If you've read The Help, I would love to hear what you thought of the book! And if you're going to read it, either as a group or yourself, Penguin has put together a reading group guide with some thought provoking questions...
1. Who was your favorite character? Why?
2. What do you think motivated Hilly? On the one hand she is terribly cruel to Aibileen and her own help, as well as to Skeeter once she realizes that she can’t control her. Yet she’s a wonderful mother. Do you think that one can be a good mother but, at the same time, a deeply flawed person?
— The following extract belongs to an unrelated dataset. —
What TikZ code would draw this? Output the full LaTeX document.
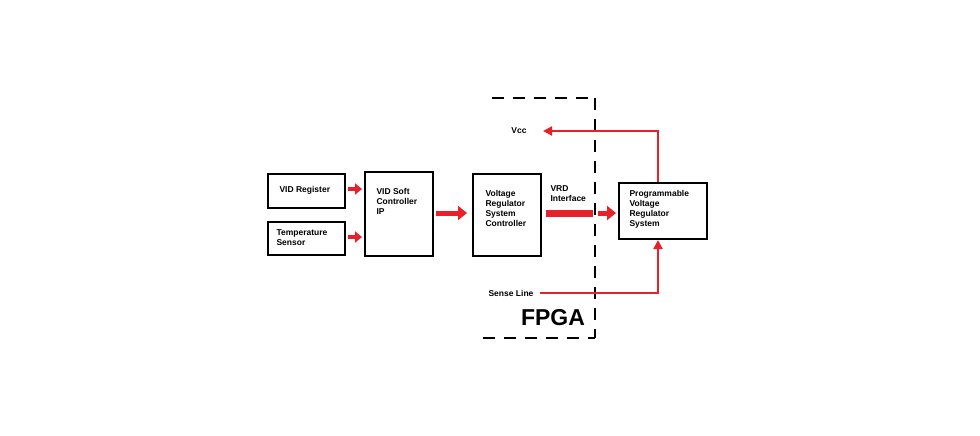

3. Like Hilly, Skeeter’s mother is a prime example of someone deeply flawed yet somewhat sympathetic. She seems to care for Skeeter— and she also seems to have very real feelings for Constantine. Yet the ultimatum she gives to Constantine is untenable; and most of her interaction with Skeeter is critical. Do you think Skeeter’s mother is a sympathetic or unsympathetic character? Why?
4. How much of a person’s character would you say is shaped by the times in which they live?
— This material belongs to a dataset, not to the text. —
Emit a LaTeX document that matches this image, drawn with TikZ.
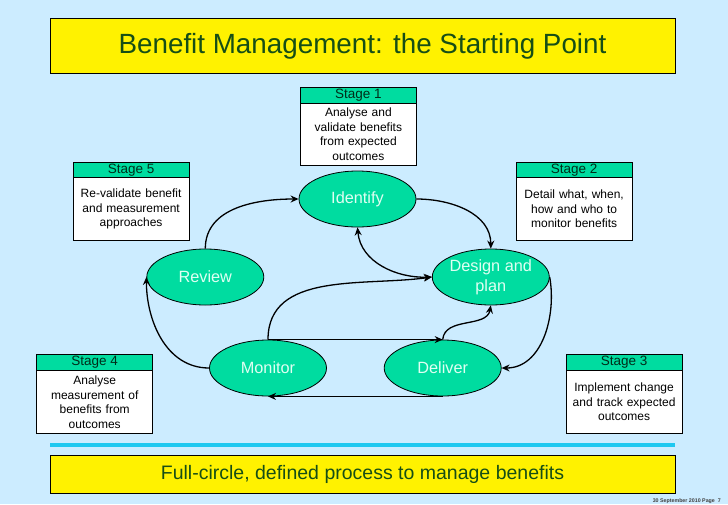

5. Did it bother you that Skeeter is willing to overlook so many of Stuart’s faults so that she can get married, and that it’s not until he literally gets up and walks away that the engagement falls apart?
6. Do you believe that Minny was justified in her distrust of white people?
7. Do you think that had Aibileen stayed working for Miss Elizabeth, that Mae Mobley would have grown up to be racist like her mother? Do you think racism is inherent, or taught?
8. From the perspective of a twenty-first century reader, the hairshellac system that Skeeter undergoes seems ludicrous. Yet women still alter their looks in rather peculiar ways as the definition of “beauty” changes with the times. Looking back on your past, what’s the most ridiculous beauty regimen you ever underwent?
9. The author manages to paint Aibileen with a quiet grace and an aura of wisdom about her. How do you think she does this?
10. Do you think there are still vestiges of racism in relationships where people of color work for people who are white?
11. What did you think about Minny’s pie for Miss Hilly? Would you have gone as far as Minny did for revenge?